-- Start --

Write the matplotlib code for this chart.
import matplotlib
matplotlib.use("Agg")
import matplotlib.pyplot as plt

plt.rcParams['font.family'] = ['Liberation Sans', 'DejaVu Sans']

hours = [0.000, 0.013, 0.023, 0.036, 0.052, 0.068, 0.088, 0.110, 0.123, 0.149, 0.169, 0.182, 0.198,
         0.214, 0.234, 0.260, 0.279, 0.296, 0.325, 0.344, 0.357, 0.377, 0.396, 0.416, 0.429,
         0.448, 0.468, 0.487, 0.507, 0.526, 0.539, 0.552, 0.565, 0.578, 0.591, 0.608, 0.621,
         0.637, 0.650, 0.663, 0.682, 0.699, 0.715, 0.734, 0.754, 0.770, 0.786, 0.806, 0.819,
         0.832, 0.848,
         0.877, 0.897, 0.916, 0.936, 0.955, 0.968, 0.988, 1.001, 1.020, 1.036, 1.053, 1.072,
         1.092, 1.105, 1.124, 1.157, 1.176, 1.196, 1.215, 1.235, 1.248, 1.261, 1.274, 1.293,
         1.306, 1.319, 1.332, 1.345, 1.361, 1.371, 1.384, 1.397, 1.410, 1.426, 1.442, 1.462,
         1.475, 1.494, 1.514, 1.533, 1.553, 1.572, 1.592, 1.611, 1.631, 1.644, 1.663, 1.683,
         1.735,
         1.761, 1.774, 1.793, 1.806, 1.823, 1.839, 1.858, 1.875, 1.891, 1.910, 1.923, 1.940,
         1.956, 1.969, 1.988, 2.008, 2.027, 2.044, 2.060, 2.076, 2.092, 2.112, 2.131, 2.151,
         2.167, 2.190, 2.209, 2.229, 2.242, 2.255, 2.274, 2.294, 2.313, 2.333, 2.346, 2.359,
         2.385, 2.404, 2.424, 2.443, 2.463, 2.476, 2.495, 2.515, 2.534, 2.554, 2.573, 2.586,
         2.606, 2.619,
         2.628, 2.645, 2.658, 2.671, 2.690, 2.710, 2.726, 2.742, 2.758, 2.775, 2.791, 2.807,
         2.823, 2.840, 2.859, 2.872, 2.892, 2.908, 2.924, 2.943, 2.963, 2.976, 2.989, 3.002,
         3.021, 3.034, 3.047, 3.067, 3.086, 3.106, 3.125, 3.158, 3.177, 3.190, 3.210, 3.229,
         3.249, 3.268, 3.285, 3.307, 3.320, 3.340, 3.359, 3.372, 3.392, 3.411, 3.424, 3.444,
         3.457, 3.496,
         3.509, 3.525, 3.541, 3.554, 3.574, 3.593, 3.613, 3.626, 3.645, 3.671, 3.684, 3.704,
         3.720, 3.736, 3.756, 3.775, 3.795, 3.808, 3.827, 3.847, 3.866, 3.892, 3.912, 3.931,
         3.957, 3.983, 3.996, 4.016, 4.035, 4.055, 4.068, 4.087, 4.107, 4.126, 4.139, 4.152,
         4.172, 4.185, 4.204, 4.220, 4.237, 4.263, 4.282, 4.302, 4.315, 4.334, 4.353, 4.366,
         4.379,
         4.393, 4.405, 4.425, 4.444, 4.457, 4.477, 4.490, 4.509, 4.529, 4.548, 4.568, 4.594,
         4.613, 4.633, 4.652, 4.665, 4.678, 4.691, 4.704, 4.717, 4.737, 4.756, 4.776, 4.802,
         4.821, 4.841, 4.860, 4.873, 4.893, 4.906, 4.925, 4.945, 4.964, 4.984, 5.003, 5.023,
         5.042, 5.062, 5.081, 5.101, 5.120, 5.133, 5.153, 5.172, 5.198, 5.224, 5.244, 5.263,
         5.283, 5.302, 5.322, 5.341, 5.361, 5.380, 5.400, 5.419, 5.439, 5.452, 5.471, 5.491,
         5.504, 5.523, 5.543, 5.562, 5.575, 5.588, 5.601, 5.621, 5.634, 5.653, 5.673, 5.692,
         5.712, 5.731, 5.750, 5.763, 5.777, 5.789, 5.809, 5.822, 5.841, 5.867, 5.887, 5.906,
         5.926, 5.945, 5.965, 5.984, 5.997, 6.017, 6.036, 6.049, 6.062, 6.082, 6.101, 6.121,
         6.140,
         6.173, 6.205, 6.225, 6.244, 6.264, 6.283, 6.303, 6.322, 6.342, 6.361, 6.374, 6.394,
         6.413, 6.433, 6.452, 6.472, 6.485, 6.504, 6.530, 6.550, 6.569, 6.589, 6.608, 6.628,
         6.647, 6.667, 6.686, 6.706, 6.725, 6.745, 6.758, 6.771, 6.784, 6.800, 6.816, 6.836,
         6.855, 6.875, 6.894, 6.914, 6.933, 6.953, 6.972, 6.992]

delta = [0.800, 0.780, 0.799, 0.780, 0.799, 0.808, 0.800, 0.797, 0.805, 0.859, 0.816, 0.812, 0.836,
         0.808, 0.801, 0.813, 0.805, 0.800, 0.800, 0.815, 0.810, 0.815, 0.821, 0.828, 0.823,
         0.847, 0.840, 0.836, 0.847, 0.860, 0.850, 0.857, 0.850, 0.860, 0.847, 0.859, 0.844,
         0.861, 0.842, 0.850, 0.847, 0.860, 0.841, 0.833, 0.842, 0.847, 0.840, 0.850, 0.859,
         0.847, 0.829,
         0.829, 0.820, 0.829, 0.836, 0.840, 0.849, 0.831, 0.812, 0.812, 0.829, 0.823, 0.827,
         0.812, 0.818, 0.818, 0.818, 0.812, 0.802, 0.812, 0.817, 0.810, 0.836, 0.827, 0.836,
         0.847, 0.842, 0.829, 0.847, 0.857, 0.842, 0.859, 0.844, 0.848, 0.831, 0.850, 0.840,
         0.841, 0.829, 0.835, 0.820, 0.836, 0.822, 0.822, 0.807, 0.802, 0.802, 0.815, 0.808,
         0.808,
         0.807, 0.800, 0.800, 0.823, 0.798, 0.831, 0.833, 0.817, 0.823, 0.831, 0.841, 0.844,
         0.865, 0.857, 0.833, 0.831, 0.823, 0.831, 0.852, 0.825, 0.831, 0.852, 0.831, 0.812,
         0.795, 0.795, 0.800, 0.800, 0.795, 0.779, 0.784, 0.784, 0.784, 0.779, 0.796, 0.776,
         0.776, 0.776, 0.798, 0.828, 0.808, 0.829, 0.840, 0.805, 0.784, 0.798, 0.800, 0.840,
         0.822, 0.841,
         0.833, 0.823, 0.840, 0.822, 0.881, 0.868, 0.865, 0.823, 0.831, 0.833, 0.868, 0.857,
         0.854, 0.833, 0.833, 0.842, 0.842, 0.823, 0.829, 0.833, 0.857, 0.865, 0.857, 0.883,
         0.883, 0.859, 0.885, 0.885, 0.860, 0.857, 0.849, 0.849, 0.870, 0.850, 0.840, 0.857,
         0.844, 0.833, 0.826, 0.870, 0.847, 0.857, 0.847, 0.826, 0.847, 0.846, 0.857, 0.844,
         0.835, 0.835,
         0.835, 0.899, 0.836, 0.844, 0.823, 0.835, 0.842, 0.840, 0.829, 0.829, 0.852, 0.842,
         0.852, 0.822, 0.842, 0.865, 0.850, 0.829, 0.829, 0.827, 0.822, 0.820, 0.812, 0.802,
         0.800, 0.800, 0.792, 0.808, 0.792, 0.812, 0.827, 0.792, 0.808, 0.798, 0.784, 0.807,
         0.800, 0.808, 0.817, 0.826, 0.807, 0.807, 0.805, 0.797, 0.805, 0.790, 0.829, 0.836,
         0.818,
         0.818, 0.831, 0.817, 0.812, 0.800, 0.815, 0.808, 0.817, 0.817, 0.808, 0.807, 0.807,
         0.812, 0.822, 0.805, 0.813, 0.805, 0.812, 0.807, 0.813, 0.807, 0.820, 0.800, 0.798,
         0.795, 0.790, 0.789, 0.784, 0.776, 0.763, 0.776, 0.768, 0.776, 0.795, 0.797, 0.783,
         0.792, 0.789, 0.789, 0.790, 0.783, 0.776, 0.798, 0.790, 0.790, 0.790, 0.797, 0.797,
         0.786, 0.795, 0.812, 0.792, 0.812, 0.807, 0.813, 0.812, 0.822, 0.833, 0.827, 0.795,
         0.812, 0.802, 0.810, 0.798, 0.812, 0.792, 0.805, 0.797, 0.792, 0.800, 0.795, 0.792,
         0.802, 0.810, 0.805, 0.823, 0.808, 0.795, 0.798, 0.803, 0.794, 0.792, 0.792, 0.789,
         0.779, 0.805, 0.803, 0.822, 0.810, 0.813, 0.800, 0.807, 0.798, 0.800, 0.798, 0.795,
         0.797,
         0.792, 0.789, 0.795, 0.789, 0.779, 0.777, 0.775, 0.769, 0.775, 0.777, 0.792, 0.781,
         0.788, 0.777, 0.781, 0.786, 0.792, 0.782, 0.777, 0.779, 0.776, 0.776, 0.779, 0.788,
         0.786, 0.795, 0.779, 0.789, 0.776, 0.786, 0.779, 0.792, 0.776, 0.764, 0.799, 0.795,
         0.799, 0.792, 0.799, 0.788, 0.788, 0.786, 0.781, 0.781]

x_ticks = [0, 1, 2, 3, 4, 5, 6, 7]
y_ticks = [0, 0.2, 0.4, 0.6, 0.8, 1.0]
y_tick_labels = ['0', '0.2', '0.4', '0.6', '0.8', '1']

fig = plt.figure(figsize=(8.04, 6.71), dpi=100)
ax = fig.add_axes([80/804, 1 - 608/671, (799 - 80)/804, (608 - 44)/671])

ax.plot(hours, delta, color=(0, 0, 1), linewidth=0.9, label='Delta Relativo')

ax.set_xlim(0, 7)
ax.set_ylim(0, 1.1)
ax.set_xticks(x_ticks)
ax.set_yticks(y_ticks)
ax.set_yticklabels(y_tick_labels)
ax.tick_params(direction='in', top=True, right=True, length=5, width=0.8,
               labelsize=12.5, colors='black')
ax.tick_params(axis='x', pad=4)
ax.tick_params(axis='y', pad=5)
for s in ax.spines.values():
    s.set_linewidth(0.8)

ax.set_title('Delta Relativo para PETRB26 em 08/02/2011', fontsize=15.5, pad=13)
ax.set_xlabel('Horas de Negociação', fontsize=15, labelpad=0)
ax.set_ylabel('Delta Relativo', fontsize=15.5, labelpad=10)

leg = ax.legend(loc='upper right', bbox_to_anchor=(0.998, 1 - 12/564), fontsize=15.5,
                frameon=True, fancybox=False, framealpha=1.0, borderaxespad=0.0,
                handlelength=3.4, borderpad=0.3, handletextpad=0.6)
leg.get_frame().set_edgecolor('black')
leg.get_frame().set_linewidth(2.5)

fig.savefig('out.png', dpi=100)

-- End --

--- Your goal ---
In this exercise, copy only the lines from the opening line of the material through the line where "plt.rcParams['font.family'] = ['Liberation" appears.

--- Task solution ---
Write the matplotlib code for this chart.
import matplotlib
matplotlib.use("Agg")
import matplotlib.pyplot as plt

plt.rcParams['font.family'] = ['Liberation Sans', 'DejaVu Sans']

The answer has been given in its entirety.